Countless people asked basically the same question, and it took all of an afternoon for the Larimer Street coffee shop with cortados and Brazilian Conquista beans to become seen as a symbol of racial privilege and arrogance.

"Their sign was almost like a poke in the eye for the people who have worked to make the community what it is, and a lot of those people have been pushed out," Johnson told the Denver Post.

On Twitter, Ink was accused of "gleefully colonising" Five Points and of being "steeped in white supremacy." It was immediately and spontaneously boycotted by many.

The NAACP demanded the sign be removed, though a skateboarder stole it first, according to the Denver Post.

And within hours of the sign's discovery, Ink began to issue explanations that in some ways only made things worse.

The company's first attempt was a joke. Ink!
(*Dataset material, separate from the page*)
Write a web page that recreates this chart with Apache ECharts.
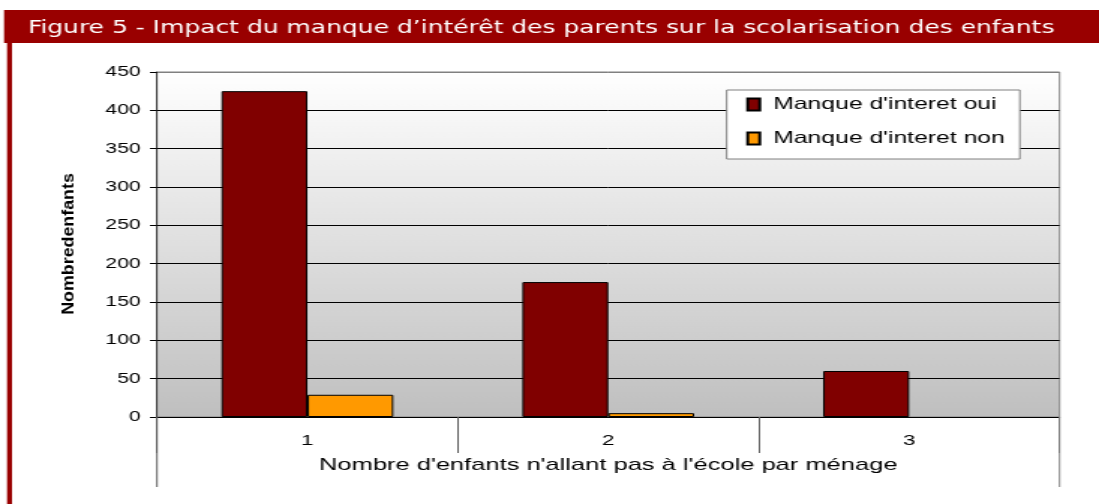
<!DOCTYPE html>
<html>
<head>
<meta charset="utf-8">
<script src="https://cdn.jsdelivr.net/npm/echarts@6/dist/echarts.min.js"></script>
<style>
  html, body { margin: 0; padding: 0; background: #fff; overflow: hidden; }
  /* the original figure is stretched horizontally, so the whole chart is drawn narrow then widened */
  #chart { width: 733px; height: 504px; transform: scaleX(1.4993); transform-origin: 0 0; }
</style>
</head>
<body>
<div id="chart"></div>
<script>
const categories = ['1', '2', '3']
const interetOui = [425, 176, 60]
const interetNon = [29, 5, 0]
const yMin = 0
const yMax = 450
const yStep = 50

const titleText = 'Figure 5 - Impact du manque d\u2019intérêt des parents sur la scolarisation des enfants'
const xName = "Nombre d'enfants n'allant pas à l'école par ménage"
const yName = 'Nombredenfants'

// last split line (top of plot) is grey, the others black
const splitColors = []
for (let v = yMin; v <= yMax; v += yStep) splitColors.push(v === yMax ? '#808080' : '#000')

// a zero bar shows nothing in the original, so drop its outline
const noOutlineAtZero = arr => arr.map(v => v === 0 ? { value: v, itemStyle: { borderWidth: 0 } } : v)

const myChart = echarts.init(document.getElementById('chart'))
const option = {
  animation: false,
  textStyle: { fontFamily: 'Liberation Sans' },
  title: {
    text: titleText,
    left: 18.7,
    top: 17,
    padding: 0,
    textStyle: {
      color: '#fff',
      fontFamily: 'DejaVu Sans Condensed',
      fontWeight: 'normal',
      fontSize: 18.5,
      lineHeight: 22
    }
  },
  graphic: [
    { type: 'rect', shape: { x: 2.7, y: 10, width: 731, height: 33 }, style: { fill: '#990000' }, z: 0 },
    { type: 'rect', shape: { x: 4.7, y: 43, width: 3.3, height: 470 }, style: { fill: '#990000' }, z: 0 },
    { type: 'line', shape: { x1: 104.7, y1: 417, x2: 104.7, y2: 487 }, style: { stroke: '#606060', lineWidth: 1 }, z: 10 },
    { type: 'line', shape: { x1: 706.7, y1: 417, x2: 706.7, y2: 487 }, style: { stroke: '#808080', lineWidth: 1 }, z: 10 },
    {
      type: 'text',
      x: 46, y: 244,
      rotation: Math.PI / 2,
      scaleX: 1.62,
      style: {
        text: yName,
        fill: '#000',
        font: 'bold 11px "Liberation Sans"',
        textAlign: 'center',
        textVerticalAlign: 'middle'
      },
      z: 10
    }
  ],
  legend: {
    orient: 'vertical',
    left: 484.7,
    top: 90,
    padding: [6, 10, 12, 13],
    itemWidth: 8,
    itemHeight: 12,
    itemGap: 17,
    icon: 'rect',
    backgroundColor: '#fff',
    borderColor: '#808080',
    borderWidth: 1,
    textStyle: { fontSize: 16.5, color: '#000', padding: [0, 0, 0, 4] },
    data: ["Manque d'interet oui", "Manque d'interet non"]
  },
  grid: {
    left: 104.7,
    right: 26.3,
    top: 72,
    bottom: 87,
    show: true,
    borderColor: '#808080',
    borderWidth: 1,
    backgroundColor: {
      type: 'linear', x: 0, y: 0, x2: 0, y2: 1,
      colorStops: [{ offset: 0, color: '#ffffff' }, { offset: 1, color: '#bfbfbf' }]
    }
  },
  xAxis: {
    type: 'category',
    data: categories,
    axisLine: { lineStyle: { color: '#000', width: 1 } },
    axisTick: { show: true, interval: 0, length: 36, lineStyle: { color: '#606060' } },
    axisLabel: { color: '#000', fontSize: 15, margin: 16 },
    name: xName,
    nameLocation: 'middle',
    nameGap: 40,
    nameTextStyle: { color: '#000', fontSize: 17 }
  },
  yAxis: {
    type: 'value',
    min: yMin,
    max: yMax,
    interval: yStep,
    axisLine: { show: true, lineStyle: { color: '#404040', width: 1 } },
    axisTick: { show: true, length: 4.7, lineStyle: { color: '#000' } },
    axisLabel: { color: '#000', fontSize: 14, margin: 11 },
    splitLine: { show: true, lineStyle: { color: splitColors, width: 1 } }
  },
  series: [
    {
      name: "Manque d'interet oui",
      type: 'bar',
      data: noOutlineAtZero(interetOui),
      barWidth: 57.3,
      barGap: '0%',
      itemStyle: { color: '#800000', borderColor: '#000', borderWidth: 1 }
    },
    {
      name: "Manque d'interet non",
      type: 'bar',
      data: noOutlineAtZero(interetNon),
      barWidth: 57.3,
      barGap: '0%',
      itemStyle: { color: '#ff9900', borderColor: '#000', borderWidth: 1 }
    }
  ]
}
myChart.setOption(option)
</script>
</body>
</html>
Coffee had apparently drank too much coffee, and therefore accidentally celebrated gentrification.

Seconds later, the company offered a "sincere" apology. "Our (bad) joke was never meant to offend our vibrant and diverse community," it tweeted. "We should know better. We hope you will forgive us."

Many would not.

"It's not that simple," as one commenter put it. "Y'all need to be shut down."

By the next day, someone had smashed out a window and spray painted "White Coffee" across Ink's storefront, the Denver Post reported. "There was a smaller, more profane message written on the store's main sign," the newspaper added.

So Ink tried yet another apology. This time the chain's founder Keith Herbert published a thick mea culpa on Facebook, writing that he had thought a proudly gentrifying coffee shop would be seen as a good thing, but now understood his error.

"I am embarrassed to say that I did not fully appreciate the very real and troubling issue of gentrification," Mr Herbert wrote. "When our advertising firm presented this campaign to us, I interpreted it as taking pride in being part of a dynamic, evolving community that is inclusive of people of all races, ethnicities, religions and gender identities. I recognize now that we had a blind spot to other legitimate interpretations. I sincerely apologise - absolutely and unequivocally."

This conflicted somewhat with the ad agency's apology - posted the same day - which contended that the sign had been meant "to offer cynical perspective on the rapid development" of Five Points, but had missed "the true meaning of gentrification."

Some were appeased by the contrition, and wished the coffee shop good luck surviving the PR storm.

One woman even wrote that she had liked the sign, and hoped gentrification would soon come to her neighborhood.

But a local boycott movement was by then growing by the dozen and hundreds, and by Friday the Denver Post still had not been to reach anyone at Ink by phone or in person.

That afternoon, a city cleanup crew covered up the "White Coffee" scrawled on ink's red bricks.

About 20 people stood across the street, the Post reported, watching. And more than 600 others had signed up to protest in front of the store on Saturday afternoon.